Pour y parvenir vous ne négligez aucun des aspects de l'activité professionnelle de l'avocat ni aucun de ses domaines naturels d'intervention.
Il suffit pour s'en convaincre d'examiner la liste des thèmes qui seront abordés au cours des travaux de ce 32e congrès.
La palette est riche et singulièrement variée puisqu'elle va, entre autres sujets, de l'accord de libre-échange nord-américain aux récents développements des sûretés, en passant par le marketing du cabinet d'avocat, le harcèlement sexuel, la force majeure dans les contrats internationaux, ou encore les droits de l'homme dans la vie quotidienne de l'avocat.
Cet inventaire démontre s'il en était besoin à quel point le droit envahit nos sociétés et accompagne quasi mécaniquement toutes les évolutions économiques et sociales que permettent les progrès techniques et le développement des échanges.
Une question un peu brutale vient alors naturellement à l'esprit :
Y aura-t-il encore demain un avocat ?
La même profession pourra-t-elle appréhender tous ces domaines, assumer toutes ces fonctions ?
Les mêmes règles d'organisation et d'exercice pourront-elles régir des activités aussi variées ?
En un mot, l'unité de votre profession n'est-elle pas menacée par son propre développement ?
En affirmant dans la déclaration d'Athènes, qui concluait votre 4e congrès, que « les jeunes avocats entendent défendre les principes qui leur sont communs et qu'ils tiennent pour indissociables de la notion même de justice et de droit », vous refusez clairement cette perspective.

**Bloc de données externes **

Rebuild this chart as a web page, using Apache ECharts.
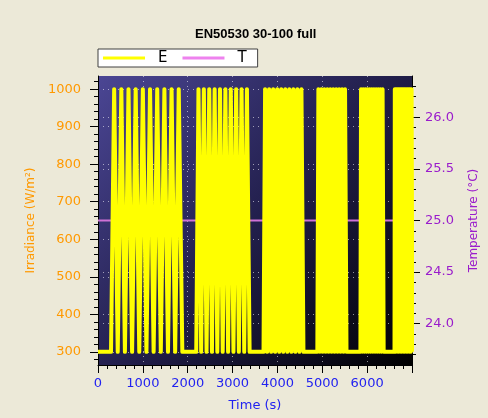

Et comme vous, je crois à la nécessité impérieuse de préserver les principes fondamentaux qui constituent en quelque sorte le « dénominateur commun » de tous avocats.
Car, qu'est-ce qu'une profession sinon un ensemble d‘individus qui, pour remplir les missions qui leur sont imparties, se dotent avant toute autre chose d'une même déontologie ?
Il est donc indispensable qu'au-delà des multiples facettes de leurs activités professionnelles les avocats préservent et renforcent les liens qui les unissent au tour des exigences d'indépendance et d'éthique.
Pour cette raison essentielle les avocats français et avec eux le ministre de la justice plaident sans relâche, dans le cadre des négociations communautaires et internationales, pour une conception unitaire de l'exercice professionnel.
La nécessité d'assurer la libre circulation des prestataires de services juridiques a en effet mis en évidence deux approches assez différentes des conditions d'accueil des avocats étrangers.
Pour certains de nos partenaires la solution pratique consiste à créer une sorte de statut autonome de « consultant en droit étranger » dont les bénéficiaires, avocats dans leur pays d'origine, verraient limiter leurs activités dans le pays d'accueil à la fourniture de conseils juridiques dans leur législation nationale.
Je crois très sincèrement qu'un tel démembrement du statut et de la fonction de l'avocat n'est pas souhaitable.
Certes il présente l'avantage, à court terme, d'apporter une réponse apparemment satisfaisante à la question de la formation et des compétences dans le droit du pays d'accueil : en interdisant à l'avocat étranger de pratiquer ce droit et d'intervenir devant les tribunaux on élude commodément le problème.
Mais ce faisant on prend le risque considérable de rompre l'unité de la profession.
Dès lors qu'à côté de l'avocat coexiste une autre catégorie de professionnels spécialisés on accentue l'opposition entre l'activité juridique d'une part et l'activité judiciaire d'autre part, entre le conseil et la défense, entre le droit international des affaires et le droit interne des gens…
Ne vaut-il pas mieux se montrer plus exigeant quant aux conditions de qualification professionnelle qui conditionneront l'accès au marché national mais assurer, une fois ces conditions remplies, une parfaite égalité de traitement à tous les avocats, sans distinction d'origine.
C'est pourquoi, en plein accord avec les barreaux, le gouvernement soutient très clairement toutes les conceptions et initiatives qui tendent à assurer l'application du principe du traitement national et à promouvoir le statut de l'avocat de plein exercice.
Une seule et même grande profession d'avocat, dont l'exercice ne dépend – mais c'est déjà beaucoup – que d‘une qualification professionnelle sérieuse et de l'adhésion a une déontologie commune : tel est l'objectif, schématiquement présenté, que nous devons, me semble-t-il, poursuivre tant dans le cadre des discussions communautaires relatives au droit d'établissement des avocats que dans le cadre de l'accord général sur le commerce des services, le « GATS »
Je tenais à vous livrer ces quelques réflexions qui me paraissent aller dans le sens des buts que votre association s'est assignée.
Mais vous aurez à examiner également nombre d'autres questions tout aussi passionnantes.
Soyez assurés que je serai très attentif aux résultats de vos travaux dont je ne doute pas qu'ils constitueront une contribution essentielle au développement de votre profession.